Yemen is being torn apart, its borders have been breached, its skies darkened, its land set ablaze, its people wrecked by pestilence and famine while the so-called mainstream media has systematically deflected blame, mudding the waters so that the public would not demand accountability for the many lives lost.

“Millions of lives are at risk in Yemen because food, fuel and medical supplies are being deliberately delayed on entry to the war-torn country by the Saudi-led coalition,” Amnesty International warned in a report released in late June 2018.

The 22-page report, Stranglehold, shows how the Saudi-led coalition has imposed excessive restrictions on the entry of essential goods and aid – de facto holding an entire people hostage so that victory: political and military, could be claimed.

War today has its own language and it reads like deceit.

Under its ink, a person’s life – the value put on someone’s right to live free from harm and oppression has become contingent to geography, political beliefs, and religious affiliations.

Yemen happens to sit beyond this invisible line where one’s fate matters, and one’s right to think independently is admissible in a court of public opinion.

For well over a year Yemen’s death toll appears to have been frozen in time.

Before the ravages of cholera, famine, hysteric bombing, raids, and other crazy acts we have been told that Yemen’s death count lies below the 20,000 mark … some media went as far as to claim 10,000 in their efforts to downplay genocide.

This is how Bloomberg put it back in February (2018): “The death toll from fighting so far is estimated at about 10,000, relatively low compared to the 470,000 thought to have died in the seven years of civil war in Syria.

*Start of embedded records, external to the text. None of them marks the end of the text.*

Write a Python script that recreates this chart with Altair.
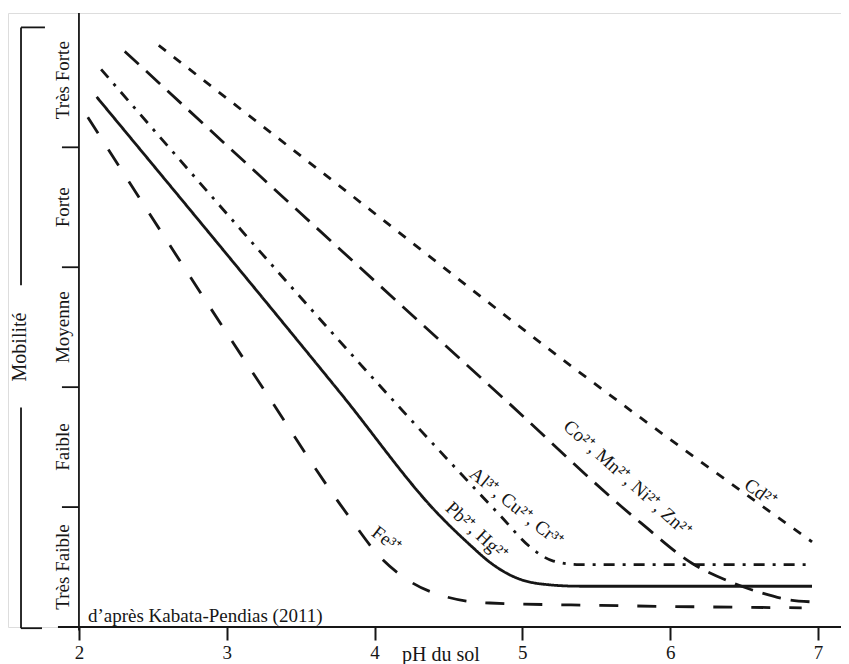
import altair as alt
import pandas as pd

# ---- data (pH of the soil, mobility in class units: 0 = bottom of "Très Faible") ----
cd_ph = [2.54, 3.75, 5.38, 6.96]
cd_mob = [4.85, 3.69, 2.13, 0.71]
co_ph = [2.31, 3.50, 4.87, 5.80, 6.15, 6.42, 6.63, 6.79, 6.95]
co_mob = [4.80, 3.45, 1.91, 0.87, 0.53, 0.37, 0.28, 0.23, 0.21]
al_ph = [2.15, 4.56, 4.85, 5.05, 5.21, 5.39, 6.96]
al_mob = [4.65, 1.31, 0.93, 0.67, 0.55, 0.52, 0.52]
pb_ph = [2.12, 3.77, 4.44, 4.65, 4.78, 4.94, 5.12, 5.39, 6.96]
pb_mob = [4.42, 1.95, 0.93, 0.68, 0.54, 0.42, 0.36, 0.34, 0.34]
fe_ph = [2.06, 3.23, 3.81, 4.04, 4.24, 4.49, 4.78, 5.53, 6.89]
fe_mob = [4.25, 2.02, 0.95, 0.58, 0.38, 0.25, 0.20, 0.18, 0.16]

series_names = ["Cd", "Co", "Al", "Pb", "Fe"]
series_labels = ["Cd²⁺", "Co²⁺, Mn²⁺, Ni²⁺, Zn²⁺", "Al³⁺, Cu²⁺, Cr³⁺", "Pb²⁺, Hg²⁺", "Fe³⁺"]
label_ph = [6.61, 5.71, 4.96, 4.69, 4.08]
label_mob = [1.12, 1.24, 1.00, 0.80, 0.73]
label_angle = [36, 42, 39, 43, 38]

classes = ["Très Faible", "Faible", "Moyenne", "Forte", "Très Forte"]
class_bounds = [0, 1, 2, 3, 4, 5.12]
ph_ticks = [2, 3, 4, 5, 6, 7]

source_note = "d’après Kabata-Pendias (2011)"
x_title = "pH du sol"
y_title = "Mobilité"

# ---- build tables ----
FONT = "Liberation Serif"
INK = "#161616"
XMIN, XMAX = 1.52, 7.156
YMAX = class_bounds[-1]

rows = []
for name, xs, ys in zip(series_names,
                        [cd_ph, co_ph, al_ph, pb_ph, fe_ph],
                        [cd_mob, co_mob, al_mob, pb_mob, fe_mob]):
    for a, b in zip(xs, ys):
        rows.append({"serie": name, "ph": a, "mob": b})
lines_df = pd.DataFrame(rows)

dashes = {"Cd": [9, 10], "Co": [19, 10], "Al": [11, 8, 3, 8], "Pb": [1, 0], "Fe": [19, 19]}

xs = alt.Scale(domain=[XMIN, XMAX], nice=False, zero=False)
ys = alt.Scale(domain=[0, YMAX], nice=False, zero=False)

# axis lines, class ticks, bracket
seg = [
    (1.858, XMAX + 0.06, 0, 0),   # x axis line
    (2.0, 2.0, -0.03, YMAX),      # y axis line
]
for b in class_bounds[1:-1]:
    seg.append((1.885, 2.0, b, b))
seg += [
    (1.608, 1.608, 2.85, 5.0),
    (1.608, 1.608, -0.01, 1.83),
    (1.608, 1.770, 5.0, 5.0),
    (1.608, 1.750, -0.01, -0.01),
]
seg_df = pd.DataFrame(seg, columns=["x", "x2", "y", "y2"])

rules = alt.Chart(seg_df).mark_rule(color=INK, strokeWidth=1.8).encode(
    x=alt.X("x:Q", scale=xs,
            axis=alt.Axis(values=ph_ticks, domain=False, grid=False, tickSize=13,
                          tickWidth=2, tickColor=INK, labelFont=FONT, labelFontSize=19,
                          labelColor=INK, labelPadding=3, title=None, format="d")),
    x2="x2:Q",
    y=alt.Y("y:Q", scale=ys, axis=None),
    y2="y2:Q",
)

layers = [rules]
for name in series_names:
    layers.append(
        alt.Chart(lines_df).transform_filter(alt.datum.serie == name)
        .mark_line(color=INK, strokeWidth=2.8, strokeDash=dashes[name],
                   interpolate="monotone")
        .encode(x=alt.X("ph:Q", scale=xs), y=alt.Y("mob:Q", scale=ys))
    )

lab_df = pd.DataFrame({"txt": series_labels, "ph": label_ph, "mob": label_mob,
                       "ang": label_angle})
layers.append(
    alt.Chart(lab_df).mark_text(font=FONT, fontSize=19, color=INK,
                                align="center", baseline="middle")
    .encode(x=alt.X("ph:Q", scale=xs), y=alt.Y("mob:Q", scale=ys),
            text="txt:N", angle=alt.Angle("ang:Q", scale=None))
)

cls_df = pd.DataFrame({
    "txt": classes,
    "mid": [(class_bounds[i] + class_bounds[i + 1]) / 2 for i in range(len(classes))],
    "ph": [1.892] * len(classes),
})
layers.append(
    alt.Chart(cls_df).mark_text(font=FONT, fontSize=19, color=INK, angle=270,
                                align="center", baseline="middle")
    .encode(x=alt.X("ph:Q", scale=xs), y=alt.Y("mid:Q", scale=ys), text="txt:N")
)

misc_df = pd.DataFrame({
    "txt": [y_title, x_title],
    "ph": [1.603, 4.449],
    "mob": [2.335, -0.234],
    "ang": [270, 0],
})
layers.append(
    alt.Chart(misc_df).mark_text(font=FONT, fontSize=20, color=INK,
                                 align="center", baseline="middle")
    .encode(x=alt.X("ph:Q", scale=xs), y=alt.Y("mob:Q", scale=ys),
            text="txt:N", angle=alt.Angle("ang:Q", scale=None))
)

note_df = pd.DataFrame({"txt": [source_note], "ph": [2.061], "mob": [0.044]})
layers.append(
    alt.Chart(note_df).mark_text(font=FONT, fontSize=19, color=INK,
                                 align="left", baseline="alphabetic")
    .encode(x=alt.X("ph:Q", scale=xs), y=alt.Y("mob:Q", scale=ys), text="txt:N")
)

chart = alt.layer(*layers).properties(
    width=833, height=614,
    autosize=alt.AutoSizeParams(type="none"),
    padding={"left": 0, "top": 5, "right": 0, "bottom": 37},
).configure_view(stroke=None).configure(background="white")

chart.save("out.html", embed_options={"renderer": "svg", "actions": False})
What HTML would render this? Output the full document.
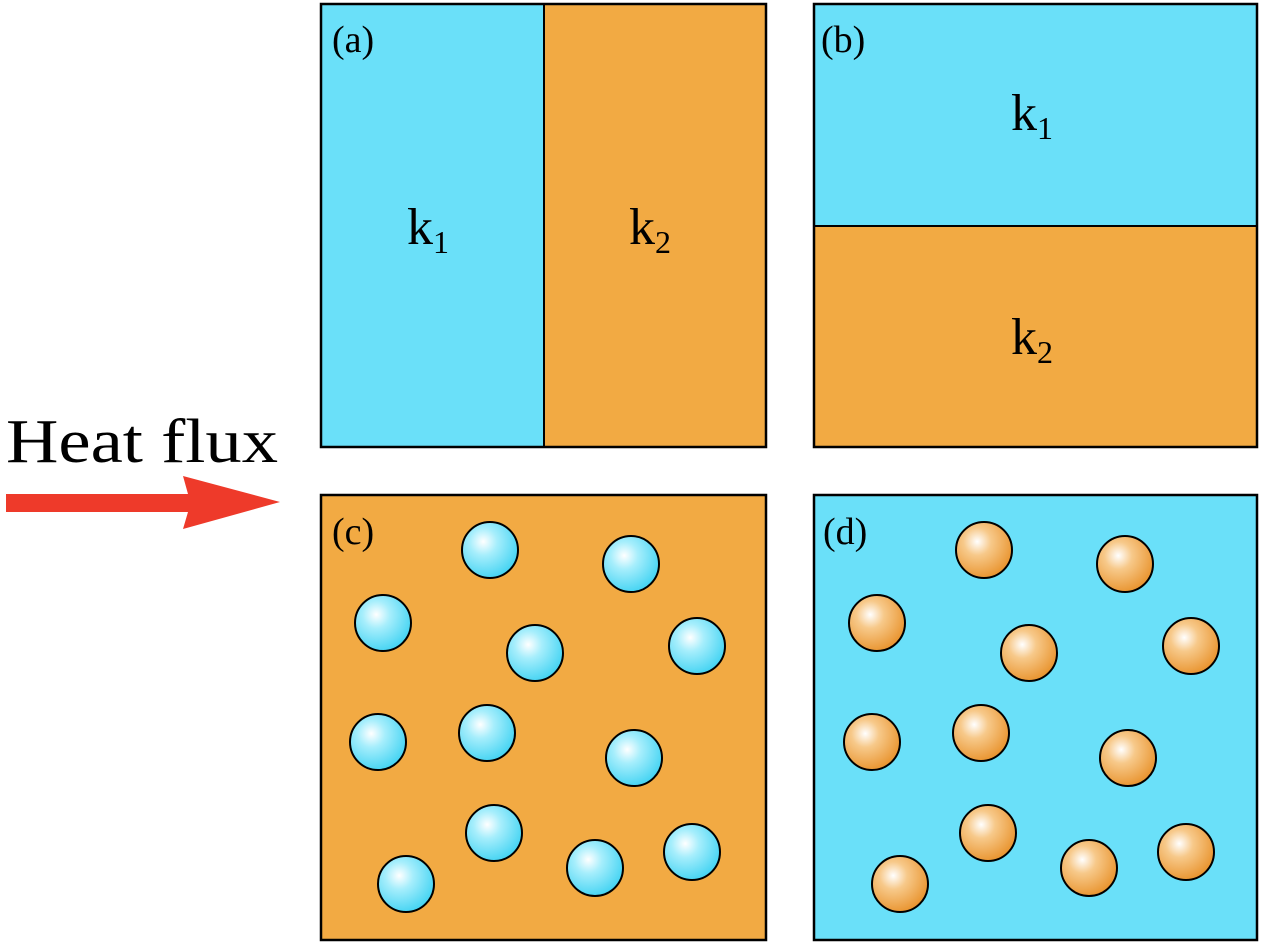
<!DOCTYPE html>
<html><head><meta charset="utf-8"><style>
html,body{margin:0;padding:0;background:#fff;}
svg{display:block;}
text{font-family:"Liberation Serif",serif;fill:#000;}
</style></head><body>
<svg width="1264" height="948" viewBox="0 0 1264 948">
<defs>
<radialGradient id="gc" cx="0.38" cy="0.35" r="0.7">
<stop offset="0" stop-color="#ffffff"/><stop offset="0.35" stop-color="#a6eefc"/><stop offset="1" stop-color="#3fd2f2"/>
</radialGradient>
<radialGradient id="go" cx="0.38" cy="0.35" r="0.7">
<stop offset="0" stop-color="#ffffff"/><stop offset="0.35" stop-color="#f7c98a"/><stop offset="1" stop-color="#e8912a"/>
</radialGradient>
</defs>
<g><text x="6" y="462" font-size="62" textLength="272" lengthAdjust="spacingAndGlyphs">Heat flux</text></g>
<polygon points="6,494 188,494 183,476 280,502 183,529 188,512 6,512" fill="#ee3a2a"/>

<g>
<rect x="321" y="4" width="223" height="443" fill="#6ae0f9"/>
<rect x="544" y="4" width="222" height="443" fill="#f2aa43"/>
<rect x="321" y="4" width="445" height="443" fill="none" stroke="#000" stroke-width="2.5"/>
<line x1="544" y1="4" x2="544" y2="447" stroke="#000" stroke-width="2"/>
<text x="332" y="52" font-size="38">(a)</text>
<text x="407" y="244" font-size="52">k<tspan font-size="32" dy="9">1</tspan></text>
<text x="629" y="244" font-size="52">k<tspan font-size="32" dy="9">2</tspan></text>
</g>
<g>
<rect x="814" y="4" width="443" height="222" fill="#6ae0f9"/>
<rect x="814" y="226" width="443" height="221" fill="#f2aa43"/>
<rect x="814" y="4" width="443" height="443" fill="none" stroke="#000" stroke-width="2.5"/>
<line x1="814" y1="226" x2="1257" y2="226" stroke="#000" stroke-width="2"/>
<text x="821" y="52" font-size="38">(b)</text>
<text x="1011" y="130" font-size="52">k<tspan font-size="32" dy="9">1</tspan></text>
<text x="1011" y="354" font-size="52">k<tspan font-size="32" dy="9">2</tspan></text>
</g>
<g>
<rect x="321" y="495" width="445" height="445" fill="#f2aa43" stroke="#000" stroke-width="2.5"/>
<text x="332" y="544" font-size="38">(c)</text>
<g id="cc"></g>
</g>
<g>
<rect x="814" y="495" width="443" height="445" fill="#6ae0f9" stroke="#000" stroke-width="2.5"/>
<text x="823" y="544" font-size="38">(d)</text>
<g id="cd"></g>
</g>
</svg>
<script>
const circX=[490,631,383,535,697,378,487,634,494,406,595,692];
const circY=[550,564,623,653,646,742,733,758,833,884,868,852];
const NS="http://www.w3.org/2000/svg";
function draw(gid,dx,fill){
  const g=document.getElementById(gid);
  for(let i=0;i<circX.length;i++){
    const c=document.createElementNS(NS,"circle");
    
    
    c.setAttribute("cx",circX[i]+dx);c.setAttribute("cy",circY[i]);
    c.setAttribute("r",28);c.setAttribute("fill",fill);
    c.setAttribute("stroke","#000");c.setAttribute("stroke-width","2");
    g.appendChild(c);
  }
}
draw("cc",0,"url(#gc)");
draw("cd",494,"url(#go)");
</script>
</body></html>
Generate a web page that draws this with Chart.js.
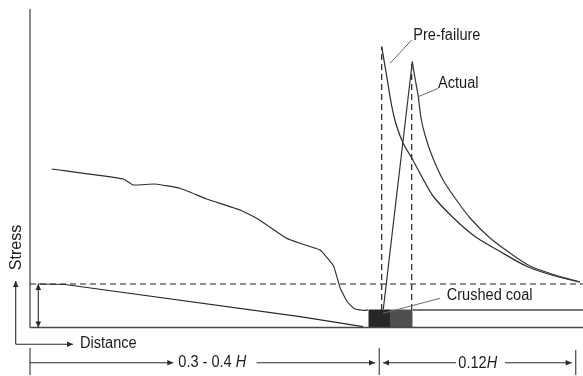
<!DOCTYPE html>
<html>
<head>
<meta charset="utf-8">
<style>
  html, body { margin: 0; padding: 0; background: #fff; }
  canvas { display: block; }
</style>
<script src="https://cdn.jsdelivr.net/npm/chart.js@4.4.1/dist/chart.umd.min.js"></script>
</head>
<body>
<canvas id="stressChart" width="583" height="376"></canvas>
<script>
// Drawing units: distance along x, stress along y, origin at the axes corner.
const xRange = [-30, 553];
const yRange = [-48.5, 327.5];

// Initial (virgin) stress level and rib / seam height.
const virginStress = 43.5;
const seamTop = 17.5;

// Stress carried over the goaf.
const goafX = [21.7, 93.3, 103.3, 125, 150, 176.7, 210, 226.7, 256.7, 270, 290, 303.5, 310, 317, 324, 333, 338];
const goafY = [158.5, 148.5, 142.5, 143.5, 139.2, 128.5, 117.5, 109.2, 89.2, 84.2, 77.5, 61.5, 40, 26, 19, 17.2, 17.5];

// Caving line from the far abutment down to the face.
const cavingX = [8, 35, 270, 333];
const cavingY = [43.5, 43, 10.8, 0.8];

// Pre-failure abutment stress.
const preFailureX = [351.7, 356.5, 361.7, 366, 373, 381.7, 392, 403, 423, 445, 470, 497, 525, 550];
const preFailureY = [280.8, 252.5, 221.5, 203.5, 184.5, 169.5, 150.5, 131.5, 110, 91, 76, 61, 51.5, 45.5];

// Actual abutment stress: rise through the crushed coal, then decay.
const actualRiseX = [353.3, 382.3];
const actualRiseY = [18.2, 265.8];
const actualX = [382.3, 385, 388.3, 391, 395, 401.7, 413, 425, 440, 460, 480, 500, 525, 550];
const actualY = [265.8, 249.5, 230.8, 209.5, 192.5, 172.5, 147.5, 129.5, 109.5, 89.5, 74.5, 61.5, 52.5, 45.5];

// Crushed coal zone: [xStart, xEnd, height]
const crushedInner = [338.3, 360, 18];
const crushedOuter = [360, 382.7, 18];

// Straight segments: [x1, y1, x2, y2]
const axisSegments = [[0, 0, 0, 318.5]];
const floorSegments = [[0, 0, 553, 0], [383, seamTop, 553, seamTop]];
const dashedSegments = [
  [0, virginStress, 553, virginStress],
  [351.7, seamTop, 351.7, 280.8],
  [381.7, seamTop, 381.7, 264.5]
];
const leaderSegments = [
  [360, 264.2, 381.7, 287.5],
  [388.3, 230.8, 408.3, 239.2],
  [353, 14.2, 410, 29.2]
];
const dimensionTicks = [
  [0, -20.5, 0, -47.5],
  [349.3, -20.5, 349.3, -47.5],
  [545.7, -22.5, 545.7, -47.5]
];

// Arrows: [fromX, fromY, toX, toY, headAtBothEnds]
const arrows = [
  [0, -35.2, 143.3, -35.2, false],
  [226.7, -35.2, 345, -35.2, false],
  [426, -35.2, 353, -35.2, false],
  [475, -35.2, 541.7, -35.2, false],
  [-14.3, -16.8, -14.3, 46.5, false],
  [-14.3, -16.8, 43, -16.8, false],
  [8.3, 0, 8.3, virginStress, true]
];

// Text labels: [text, x, y, italic suffix]
const labels = [
  ['Pre-failure', 383.3, 292, ''],
  ['Actual', 408, 243.7, ''],
  ['Crushed coal', 416.7, 31.5, ''],
  ['Distance', 50, -16.5, ''],
  ['0.3 - 0.4 ', 148.3, -35.2, 'H'],
  ['0.12', 428.3, -36, 'H']
];
const axisTitle = ['Stress', -13, 80];

const toPoints = (xs, ys) => xs.map((v, i) => ({ x: v, y: ys[i] }));

const lineSet = (pts, color, width, extra) => Object.assign({
  data: pts,
  showLine: true,
  pointRadius: 0,
  borderColor: color,
  borderWidth: width,
  fill: false,
  clip: false,
  tension: 0
}, extra || {});

const segSets = (segs, color, width, extra) =>
  segs.map(s => lineSet([{ x: s[0], y: s[1] }, { x: s[2], y: s[3] }], color, width, extra));

const blockSet = (b, color) => ({
  data: [{ x: b[0], y: b[2] }, { x: b[1], y: b[2] }],
  showLine: true,
  pointRadius: 0,
  borderWidth: 0,
  borderColor: color,
  backgroundColor: color,
  fill: { value: 0 },
  clip: false
});

const arrowColor = '#2a2a2a';

const annotationPlugin = {
  id: 'annotations',
  afterDatasetsDraw(chart) {
    const { ctx } = chart;
    const sx = chart.scales.x, sy = chart.scales.y;
    const px = v => sx.getPixelForValue(v);
    const py = v => sy.getPixelForValue(v);

    ctx.save();
    ctx.strokeStyle = arrowColor;
    ctx.fillStyle = arrowColor;
    ctx.lineWidth = 1.1;

    const head = (x1, y1, x2, y2) => {
      const ang = Math.atan2(y2 - y1, x2 - x1);
      const len = 6, half = 2.8;
      ctx.beginPath();
      ctx.moveTo(x2, y2);
      ctx.lineTo(x2 - len * Math.cos(ang) + half * Math.sin(ang), y2 - len * Math.sin(ang) - half * Math.cos(ang));
      ctx.lineTo(x2 - len * Math.cos(ang) - half * Math.sin(ang), y2 - len * Math.sin(ang) + half * Math.cos(ang));
      ctx.closePath();
      ctx.fill();
    };

    arrows.forEach(a => {
      const x1 = px(a[0]), y1 = py(a[1]), x2 = px(a[2]), y2 = py(a[3]);
      ctx.beginPath();
      ctx.moveTo(x1, y1);
      ctx.lineTo(x2, y2);
      ctx.stroke();
      head(x1, y1, x2, y2);
      if (a[4]) head(x2, y2, x1, y1);
    });

    // Labels, slightly condensed like the original drawing type
    const family = '"Liberation Sans", Arial, Helvetica, sans-serif';
    const condense = 0.91;
    ctx.fillStyle = '#1a1a1a';
    ctx.textBaseline = 'middle';
    ctx.textAlign = 'left';
    labels.forEach(l => {
      ctx.save();
      ctx.translate(px(l[1]), py(l[2]));
      ctx.scale(condense, 1);
      ctx.font = '16px ' + family;
      ctx.fillText(l[0], 0, 0);
      if (l[3]) {
        const w = ctx.measureText(l[0]).width;
        ctx.font = 'italic 16px ' + family;
        ctx.fillText(l[3], w, 0);
      }
      ctx.restore();
    });

    ctx.save();
    ctx.translate(px(axisTitle[1]), py(axisTitle[2]));
    ctx.rotate(-Math.PI / 2);
    ctx.textAlign = 'center';
    ctx.font = '16px ' + family;
    ctx.fillText(axisTitle[0], 0, 0);
    ctx.restore();

    ctx.restore();
  }
};

const datasets = [
  // leaders and dimension ticks
  ...segSets(leaderSegments, '#6a6a6a', 1),
  ...segSets(dimensionTicks, '#555', 1.3),
  // stress curves
  lineSet(toPoints(actualRiseX, actualRiseY), '#333', 1.2),
  lineSet(toPoints(actualX, actualY), '#3a3a3a', 1.25, { tension: 0.25 }),
  lineSet(toPoints(preFailureX, preFailureY), '#2e2e2e', 1.25, { tension: 0.25 }),
  lineSet(toPoints(goafX, goafY), '#2e2e2e', 1.15, { tension: 0.12 }),
  lineSet(toPoints(cavingX, cavingY), '#2a2a2a', 1.2),
  // dashed reference lines
  ...segSets(dashedSegments, '#222', 1.2, { borderDash: [6, 4] }),
  // seam floor/roof and stress axis
  ...segSets(floorSegments, '#4a4a4a', 1.3),
  ...segSets(axisSegments, '#8a8a8a', 2),
  // crushed coal zone
  blockSet(crushedInner, '#272727'),
  blockSet(crushedOuter, '#4f4f4f')
];

new Chart(document.getElementById('stressChart'), {
  type: 'scatter',
  data: { datasets },
  options: {
    responsive: false,
    animation: false,
    events: [],
    layout: { padding: 0 },
    plugins: {
      legend: { display: false },
      tooltip: { enabled: false },
      title: { display: false }
    },
    scales: {
      x: { type: 'linear', display: false, min: xRange[0], max: xRange[1] },
      y: { type: 'linear', display: false, min: yRange[0], max: yRange[1] }
    }
  },
  plugins: [annotationPlugin]
});
</script>
</body>
</html>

Yet life in Yemen has become wretched and perilous, on a mass scale.”

While we admit that getting information from Yemen is more than just challenging … the onus being on Saudi regime for making access almost impossible, war mathematics have revealed frightening numbers.

In November 2017, Save the Children reported that 130 children were dying every day, with 50,000 children already believed to have died in 2017.

In December 2016, UNICEF reported that a child dies every 10 minutes from preventable diseases such as diarrhea, malnutrition and respiratory tract infections.

And the UK-based NGO, Disasters and Emergencies Committee’s recent report put the number of deaths from preventable causes at 10,000. As for Yemen’s cholera epidemic – a direct result of Saudi regime’s aggression on Yemen WHO attested that by July 2017 at least 2,177 deaths had been registered.

To famine … Famine is now threatening over half of Yemen’s total population, throwing millions more into food insecurity.

In January 2017 The UN security chief said millions would die as a direct manmade result of the war. So much for 10, 000 or even 20,000.

If those numbers are in themselves harrowing, they do not offer a real reflection of reality – quite simply because reality is being kept from us for a lack of access and fair reporting.

The real number of the victims of the Saudi invasion and genocidal war should be several times more that the reported figures.